Set task = Exactly the lines from the one with "What matplotlib code" through the one with "from matplotlib.ticker import", inclusive, are to be repeated, and the pictures are not.

(Source code of charts)
::::::::::
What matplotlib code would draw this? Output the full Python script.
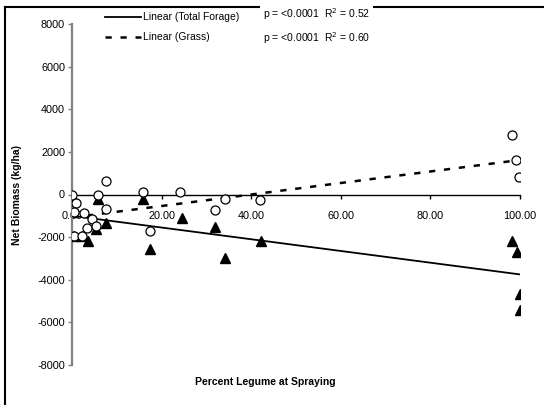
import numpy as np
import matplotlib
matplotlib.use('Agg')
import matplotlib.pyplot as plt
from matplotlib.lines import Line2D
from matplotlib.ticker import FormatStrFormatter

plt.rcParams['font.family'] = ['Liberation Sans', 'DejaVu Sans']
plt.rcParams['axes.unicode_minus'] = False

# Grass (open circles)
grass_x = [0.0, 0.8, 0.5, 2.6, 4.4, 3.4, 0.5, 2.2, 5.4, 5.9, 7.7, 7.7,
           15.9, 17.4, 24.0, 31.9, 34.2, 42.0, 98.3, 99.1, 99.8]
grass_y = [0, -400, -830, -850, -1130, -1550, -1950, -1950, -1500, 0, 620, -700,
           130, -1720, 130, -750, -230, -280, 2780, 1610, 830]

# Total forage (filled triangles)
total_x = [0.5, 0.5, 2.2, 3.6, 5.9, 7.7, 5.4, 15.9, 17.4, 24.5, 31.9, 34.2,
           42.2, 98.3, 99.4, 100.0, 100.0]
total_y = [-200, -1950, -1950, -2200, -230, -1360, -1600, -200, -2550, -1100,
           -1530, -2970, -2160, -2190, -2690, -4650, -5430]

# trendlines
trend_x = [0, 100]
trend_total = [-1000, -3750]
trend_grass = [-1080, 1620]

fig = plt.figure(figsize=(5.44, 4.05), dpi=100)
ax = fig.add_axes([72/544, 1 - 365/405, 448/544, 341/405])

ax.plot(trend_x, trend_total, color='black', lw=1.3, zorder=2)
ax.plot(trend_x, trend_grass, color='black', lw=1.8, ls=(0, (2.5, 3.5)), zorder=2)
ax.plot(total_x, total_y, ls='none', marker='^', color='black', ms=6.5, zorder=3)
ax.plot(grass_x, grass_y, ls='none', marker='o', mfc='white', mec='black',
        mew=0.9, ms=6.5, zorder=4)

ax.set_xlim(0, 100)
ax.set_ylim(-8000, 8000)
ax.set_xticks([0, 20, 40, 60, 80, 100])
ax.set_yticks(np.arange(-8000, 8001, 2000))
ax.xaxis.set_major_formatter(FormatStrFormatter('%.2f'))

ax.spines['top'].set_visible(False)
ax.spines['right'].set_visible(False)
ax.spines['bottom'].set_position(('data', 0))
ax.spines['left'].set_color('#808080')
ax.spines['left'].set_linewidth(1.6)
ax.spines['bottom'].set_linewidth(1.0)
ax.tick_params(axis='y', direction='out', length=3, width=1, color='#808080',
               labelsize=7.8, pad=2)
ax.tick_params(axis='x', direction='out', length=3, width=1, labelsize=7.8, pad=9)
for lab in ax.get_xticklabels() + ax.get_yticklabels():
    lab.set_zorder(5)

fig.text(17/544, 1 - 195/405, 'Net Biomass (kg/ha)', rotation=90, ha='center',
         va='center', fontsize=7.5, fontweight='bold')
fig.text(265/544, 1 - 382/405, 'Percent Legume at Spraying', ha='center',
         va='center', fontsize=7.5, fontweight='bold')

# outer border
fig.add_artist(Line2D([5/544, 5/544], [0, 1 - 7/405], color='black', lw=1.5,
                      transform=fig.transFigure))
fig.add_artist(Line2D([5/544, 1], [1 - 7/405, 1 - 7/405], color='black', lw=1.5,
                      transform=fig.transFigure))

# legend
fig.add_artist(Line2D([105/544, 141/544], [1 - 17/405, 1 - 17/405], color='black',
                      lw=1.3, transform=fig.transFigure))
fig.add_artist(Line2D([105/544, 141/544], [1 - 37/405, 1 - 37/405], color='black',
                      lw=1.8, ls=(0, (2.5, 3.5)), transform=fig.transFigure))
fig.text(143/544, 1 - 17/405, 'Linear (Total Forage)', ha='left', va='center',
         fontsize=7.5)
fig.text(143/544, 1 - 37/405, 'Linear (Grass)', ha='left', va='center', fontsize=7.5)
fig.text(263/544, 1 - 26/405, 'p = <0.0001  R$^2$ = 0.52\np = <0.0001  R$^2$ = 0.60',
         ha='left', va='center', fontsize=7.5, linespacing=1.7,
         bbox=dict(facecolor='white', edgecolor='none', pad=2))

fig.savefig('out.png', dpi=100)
::::::::::
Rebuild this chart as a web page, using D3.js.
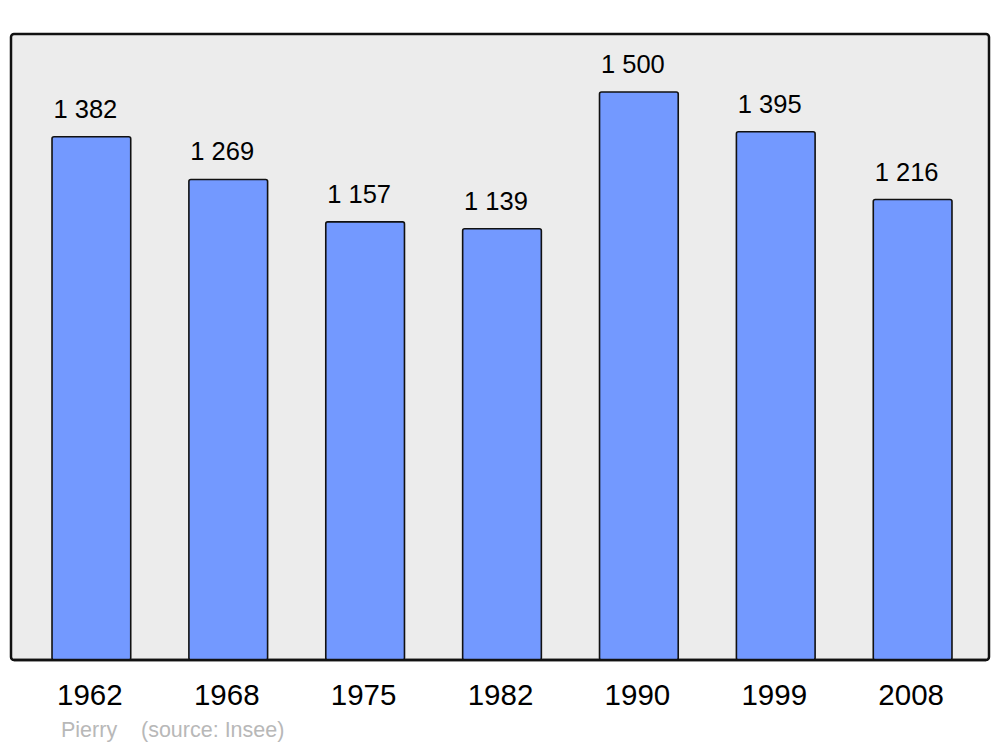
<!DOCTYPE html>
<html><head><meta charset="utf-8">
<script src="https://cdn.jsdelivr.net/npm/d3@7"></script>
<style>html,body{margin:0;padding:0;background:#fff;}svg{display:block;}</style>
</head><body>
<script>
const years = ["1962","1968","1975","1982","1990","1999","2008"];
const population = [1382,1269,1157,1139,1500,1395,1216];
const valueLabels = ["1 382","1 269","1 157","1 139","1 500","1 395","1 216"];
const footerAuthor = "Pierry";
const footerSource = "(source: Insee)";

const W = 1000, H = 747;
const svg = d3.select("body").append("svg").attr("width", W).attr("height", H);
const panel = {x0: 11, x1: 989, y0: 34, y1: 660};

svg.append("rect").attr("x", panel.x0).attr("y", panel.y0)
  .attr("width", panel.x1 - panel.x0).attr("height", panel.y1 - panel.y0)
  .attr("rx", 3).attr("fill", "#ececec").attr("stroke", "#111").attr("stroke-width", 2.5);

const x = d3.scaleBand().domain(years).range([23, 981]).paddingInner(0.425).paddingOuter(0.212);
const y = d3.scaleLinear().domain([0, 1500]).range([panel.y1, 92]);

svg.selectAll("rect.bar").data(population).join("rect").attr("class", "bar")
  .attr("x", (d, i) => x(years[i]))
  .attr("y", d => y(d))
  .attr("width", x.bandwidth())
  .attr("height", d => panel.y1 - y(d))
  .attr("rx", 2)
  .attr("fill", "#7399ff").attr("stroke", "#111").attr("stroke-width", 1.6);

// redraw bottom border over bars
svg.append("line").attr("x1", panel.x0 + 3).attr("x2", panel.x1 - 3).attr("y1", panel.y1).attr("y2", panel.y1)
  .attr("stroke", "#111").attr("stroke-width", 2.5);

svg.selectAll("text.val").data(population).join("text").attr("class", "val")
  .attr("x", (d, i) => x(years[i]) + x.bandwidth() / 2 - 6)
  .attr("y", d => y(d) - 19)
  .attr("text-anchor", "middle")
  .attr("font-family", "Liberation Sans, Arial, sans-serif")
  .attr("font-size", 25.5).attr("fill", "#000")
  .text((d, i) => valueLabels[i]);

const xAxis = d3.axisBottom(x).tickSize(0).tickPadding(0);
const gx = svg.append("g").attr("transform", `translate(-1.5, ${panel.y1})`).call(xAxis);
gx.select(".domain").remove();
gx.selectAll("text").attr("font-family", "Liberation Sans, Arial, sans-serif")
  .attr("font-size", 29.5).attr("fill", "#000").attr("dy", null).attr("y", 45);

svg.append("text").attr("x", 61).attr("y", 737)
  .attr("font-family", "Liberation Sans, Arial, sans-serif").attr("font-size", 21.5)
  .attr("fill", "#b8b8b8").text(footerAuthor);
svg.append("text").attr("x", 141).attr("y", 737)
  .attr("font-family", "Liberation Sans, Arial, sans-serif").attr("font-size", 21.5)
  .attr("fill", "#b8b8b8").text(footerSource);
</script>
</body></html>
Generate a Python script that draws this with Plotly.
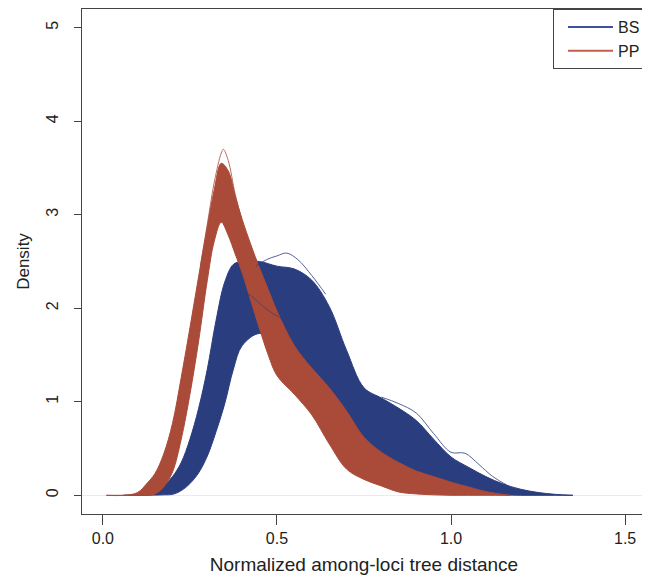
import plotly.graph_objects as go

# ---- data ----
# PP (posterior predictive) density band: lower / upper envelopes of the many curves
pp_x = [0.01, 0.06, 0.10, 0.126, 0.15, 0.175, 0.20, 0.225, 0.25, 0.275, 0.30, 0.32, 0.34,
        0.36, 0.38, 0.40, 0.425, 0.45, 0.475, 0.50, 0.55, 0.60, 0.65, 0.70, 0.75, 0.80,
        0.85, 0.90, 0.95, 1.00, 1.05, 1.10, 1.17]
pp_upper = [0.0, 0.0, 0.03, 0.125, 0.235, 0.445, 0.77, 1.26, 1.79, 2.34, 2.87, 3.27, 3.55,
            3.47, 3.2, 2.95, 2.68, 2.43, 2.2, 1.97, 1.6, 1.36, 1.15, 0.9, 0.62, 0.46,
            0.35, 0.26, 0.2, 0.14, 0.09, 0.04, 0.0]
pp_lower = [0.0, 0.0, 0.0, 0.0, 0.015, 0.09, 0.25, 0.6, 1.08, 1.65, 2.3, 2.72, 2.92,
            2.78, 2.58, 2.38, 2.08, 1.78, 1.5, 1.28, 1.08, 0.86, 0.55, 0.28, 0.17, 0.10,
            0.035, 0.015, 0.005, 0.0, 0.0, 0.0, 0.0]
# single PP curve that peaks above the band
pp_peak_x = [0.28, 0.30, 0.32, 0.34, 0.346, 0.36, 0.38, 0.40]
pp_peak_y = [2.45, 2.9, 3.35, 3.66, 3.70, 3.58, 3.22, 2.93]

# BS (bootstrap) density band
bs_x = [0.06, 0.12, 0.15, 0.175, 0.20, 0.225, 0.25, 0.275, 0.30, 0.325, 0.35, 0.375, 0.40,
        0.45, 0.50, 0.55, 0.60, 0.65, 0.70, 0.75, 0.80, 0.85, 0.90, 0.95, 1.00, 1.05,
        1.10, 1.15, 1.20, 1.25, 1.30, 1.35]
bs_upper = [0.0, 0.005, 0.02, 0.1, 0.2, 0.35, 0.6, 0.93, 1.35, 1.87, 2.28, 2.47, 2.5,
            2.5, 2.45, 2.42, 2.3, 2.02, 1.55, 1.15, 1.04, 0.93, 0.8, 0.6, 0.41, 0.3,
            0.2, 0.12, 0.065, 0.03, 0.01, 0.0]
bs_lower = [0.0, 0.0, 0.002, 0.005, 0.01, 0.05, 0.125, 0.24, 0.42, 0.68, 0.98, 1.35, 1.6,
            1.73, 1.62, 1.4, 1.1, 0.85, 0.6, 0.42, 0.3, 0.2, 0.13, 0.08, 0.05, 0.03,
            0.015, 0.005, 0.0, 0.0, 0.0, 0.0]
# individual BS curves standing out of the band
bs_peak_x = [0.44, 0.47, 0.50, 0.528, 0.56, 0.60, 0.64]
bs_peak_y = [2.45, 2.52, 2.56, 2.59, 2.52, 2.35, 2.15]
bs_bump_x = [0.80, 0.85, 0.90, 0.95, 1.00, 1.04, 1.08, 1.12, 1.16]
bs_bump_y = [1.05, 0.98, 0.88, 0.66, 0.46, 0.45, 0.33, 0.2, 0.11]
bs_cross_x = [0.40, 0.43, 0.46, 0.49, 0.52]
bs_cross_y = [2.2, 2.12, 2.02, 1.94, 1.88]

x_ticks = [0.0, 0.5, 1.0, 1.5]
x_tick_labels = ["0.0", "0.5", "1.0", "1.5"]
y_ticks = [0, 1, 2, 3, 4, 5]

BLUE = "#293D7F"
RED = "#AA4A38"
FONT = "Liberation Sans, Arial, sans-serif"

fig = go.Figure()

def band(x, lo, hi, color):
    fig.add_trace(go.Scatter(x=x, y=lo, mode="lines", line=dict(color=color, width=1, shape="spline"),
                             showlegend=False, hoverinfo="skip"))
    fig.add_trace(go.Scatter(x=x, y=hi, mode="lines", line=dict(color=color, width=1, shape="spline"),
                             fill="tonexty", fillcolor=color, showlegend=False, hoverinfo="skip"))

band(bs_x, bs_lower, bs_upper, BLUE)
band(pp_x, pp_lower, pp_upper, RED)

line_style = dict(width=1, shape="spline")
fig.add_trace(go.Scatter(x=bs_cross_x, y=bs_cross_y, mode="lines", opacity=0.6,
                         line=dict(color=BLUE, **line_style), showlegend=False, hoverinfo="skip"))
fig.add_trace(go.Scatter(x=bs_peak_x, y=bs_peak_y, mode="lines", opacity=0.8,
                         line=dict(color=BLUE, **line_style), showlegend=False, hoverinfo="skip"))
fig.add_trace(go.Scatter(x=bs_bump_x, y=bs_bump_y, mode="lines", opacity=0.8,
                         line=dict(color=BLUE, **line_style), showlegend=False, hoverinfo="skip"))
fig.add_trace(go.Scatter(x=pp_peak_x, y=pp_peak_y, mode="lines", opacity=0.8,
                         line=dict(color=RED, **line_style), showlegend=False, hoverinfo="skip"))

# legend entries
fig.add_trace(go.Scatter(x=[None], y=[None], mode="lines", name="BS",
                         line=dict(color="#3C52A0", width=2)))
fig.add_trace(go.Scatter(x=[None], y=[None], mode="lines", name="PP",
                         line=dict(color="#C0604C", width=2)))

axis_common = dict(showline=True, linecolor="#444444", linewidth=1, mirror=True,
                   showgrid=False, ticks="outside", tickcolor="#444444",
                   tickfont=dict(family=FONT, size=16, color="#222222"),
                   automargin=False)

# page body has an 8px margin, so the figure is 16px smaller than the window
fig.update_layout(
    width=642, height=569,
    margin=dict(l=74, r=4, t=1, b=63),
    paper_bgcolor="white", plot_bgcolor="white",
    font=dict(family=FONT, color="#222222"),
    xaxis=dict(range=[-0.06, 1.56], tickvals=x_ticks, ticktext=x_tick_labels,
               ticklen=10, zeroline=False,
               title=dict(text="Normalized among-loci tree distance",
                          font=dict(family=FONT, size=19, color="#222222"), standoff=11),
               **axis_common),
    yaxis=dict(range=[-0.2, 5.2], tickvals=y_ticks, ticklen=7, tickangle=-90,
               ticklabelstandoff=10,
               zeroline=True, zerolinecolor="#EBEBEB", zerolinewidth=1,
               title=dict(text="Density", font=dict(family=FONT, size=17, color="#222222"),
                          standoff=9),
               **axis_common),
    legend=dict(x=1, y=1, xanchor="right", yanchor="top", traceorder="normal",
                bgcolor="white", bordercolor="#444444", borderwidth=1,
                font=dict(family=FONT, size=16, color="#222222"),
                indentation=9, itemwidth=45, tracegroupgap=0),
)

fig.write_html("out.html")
::::::::::
Solution below =
What matplotlib code would draw this? Output the full Python script.
import numpy as np
import matplotlib
matplotlib.use('Agg')
import matplotlib.pyplot as plt
from matplotlib.lines import Line2D
from matplotlib.ticker import FormatStrFormatter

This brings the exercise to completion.